> Collected material
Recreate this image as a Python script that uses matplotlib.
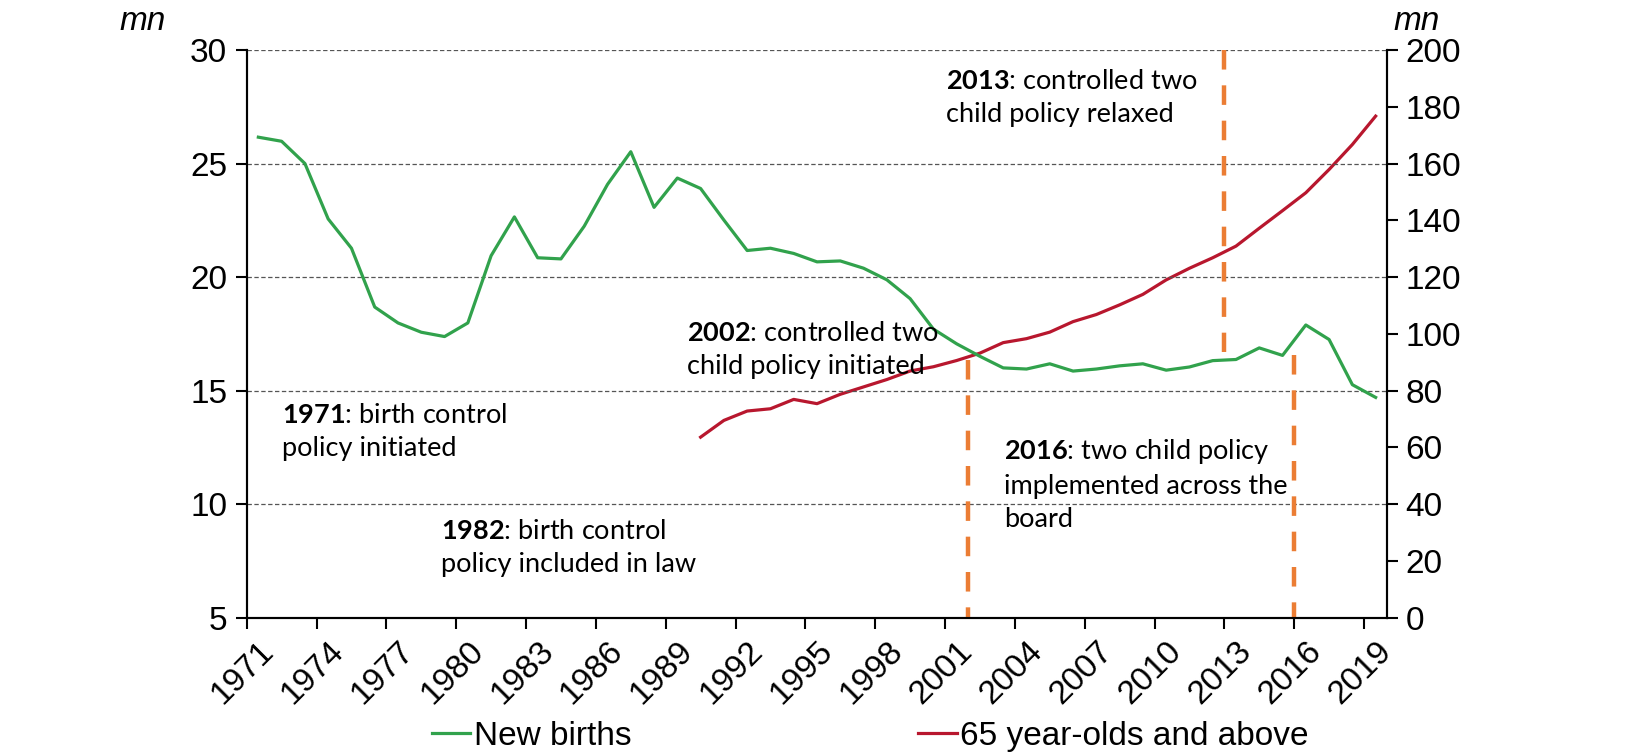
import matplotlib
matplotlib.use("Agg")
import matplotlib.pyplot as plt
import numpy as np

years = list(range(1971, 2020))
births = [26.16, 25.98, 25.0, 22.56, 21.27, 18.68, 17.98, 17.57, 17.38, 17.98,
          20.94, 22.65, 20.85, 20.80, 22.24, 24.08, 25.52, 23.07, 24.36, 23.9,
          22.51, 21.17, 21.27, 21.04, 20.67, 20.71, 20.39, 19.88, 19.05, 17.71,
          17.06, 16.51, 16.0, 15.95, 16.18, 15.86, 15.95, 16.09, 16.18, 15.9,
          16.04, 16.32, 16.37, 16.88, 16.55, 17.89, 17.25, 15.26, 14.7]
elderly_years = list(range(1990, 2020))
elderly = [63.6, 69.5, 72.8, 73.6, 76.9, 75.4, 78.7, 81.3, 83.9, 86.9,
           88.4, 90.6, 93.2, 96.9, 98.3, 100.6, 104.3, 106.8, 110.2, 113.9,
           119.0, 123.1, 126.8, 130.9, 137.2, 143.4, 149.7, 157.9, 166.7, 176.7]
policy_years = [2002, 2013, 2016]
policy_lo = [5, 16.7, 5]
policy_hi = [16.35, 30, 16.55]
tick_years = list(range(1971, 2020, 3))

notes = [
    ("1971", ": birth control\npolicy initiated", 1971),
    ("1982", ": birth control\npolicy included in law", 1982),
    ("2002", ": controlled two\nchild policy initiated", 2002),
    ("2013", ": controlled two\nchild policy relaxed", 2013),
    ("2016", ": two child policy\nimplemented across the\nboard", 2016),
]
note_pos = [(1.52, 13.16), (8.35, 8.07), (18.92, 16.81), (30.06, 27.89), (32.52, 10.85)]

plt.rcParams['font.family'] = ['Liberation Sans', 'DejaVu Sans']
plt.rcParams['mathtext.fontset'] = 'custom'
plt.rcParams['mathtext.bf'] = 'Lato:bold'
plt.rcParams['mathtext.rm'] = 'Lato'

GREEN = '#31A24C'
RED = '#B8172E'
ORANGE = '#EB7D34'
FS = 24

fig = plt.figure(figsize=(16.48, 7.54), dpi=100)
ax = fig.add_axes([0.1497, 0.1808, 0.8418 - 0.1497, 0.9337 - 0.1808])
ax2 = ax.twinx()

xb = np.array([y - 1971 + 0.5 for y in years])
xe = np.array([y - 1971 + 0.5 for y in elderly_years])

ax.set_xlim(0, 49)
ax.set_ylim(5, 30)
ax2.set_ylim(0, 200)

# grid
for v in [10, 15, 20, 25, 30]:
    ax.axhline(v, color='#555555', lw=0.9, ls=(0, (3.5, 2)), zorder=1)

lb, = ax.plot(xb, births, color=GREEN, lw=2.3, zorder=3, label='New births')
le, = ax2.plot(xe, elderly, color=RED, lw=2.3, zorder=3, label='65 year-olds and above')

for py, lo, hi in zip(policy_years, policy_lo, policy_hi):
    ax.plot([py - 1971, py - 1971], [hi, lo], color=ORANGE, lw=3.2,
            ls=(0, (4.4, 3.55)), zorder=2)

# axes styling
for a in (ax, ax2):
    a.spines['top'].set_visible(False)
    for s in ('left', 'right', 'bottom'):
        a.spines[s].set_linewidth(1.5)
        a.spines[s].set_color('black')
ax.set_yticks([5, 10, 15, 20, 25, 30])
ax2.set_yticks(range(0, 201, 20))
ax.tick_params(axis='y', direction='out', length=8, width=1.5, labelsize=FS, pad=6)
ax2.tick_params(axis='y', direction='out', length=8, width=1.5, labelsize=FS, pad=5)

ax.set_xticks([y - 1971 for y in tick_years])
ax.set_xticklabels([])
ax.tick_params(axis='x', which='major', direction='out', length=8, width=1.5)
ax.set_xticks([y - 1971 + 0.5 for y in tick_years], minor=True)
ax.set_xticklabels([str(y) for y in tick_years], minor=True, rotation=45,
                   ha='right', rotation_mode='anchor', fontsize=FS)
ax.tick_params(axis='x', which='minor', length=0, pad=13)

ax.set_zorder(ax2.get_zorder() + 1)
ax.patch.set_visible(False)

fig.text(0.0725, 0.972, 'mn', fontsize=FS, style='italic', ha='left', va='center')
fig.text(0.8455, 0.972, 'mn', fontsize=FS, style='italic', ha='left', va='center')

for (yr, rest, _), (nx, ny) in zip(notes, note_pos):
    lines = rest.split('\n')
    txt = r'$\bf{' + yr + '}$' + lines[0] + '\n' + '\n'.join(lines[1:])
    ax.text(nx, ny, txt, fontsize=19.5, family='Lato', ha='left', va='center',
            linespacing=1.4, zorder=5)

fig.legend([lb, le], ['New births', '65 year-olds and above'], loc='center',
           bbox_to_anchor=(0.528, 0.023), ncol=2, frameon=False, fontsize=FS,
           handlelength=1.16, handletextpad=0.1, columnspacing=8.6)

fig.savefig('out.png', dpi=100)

> Requirements
Skip the pictures, please, and transcribe only the lines from the beginning of the material through the one that contains "import numpy as np".

> Exercise output
Recreate this image as a Python script that uses matplotlib.
import matplotlib
matplotlib.use("Agg")
import matplotlib.pyplot as plt
import numpy as np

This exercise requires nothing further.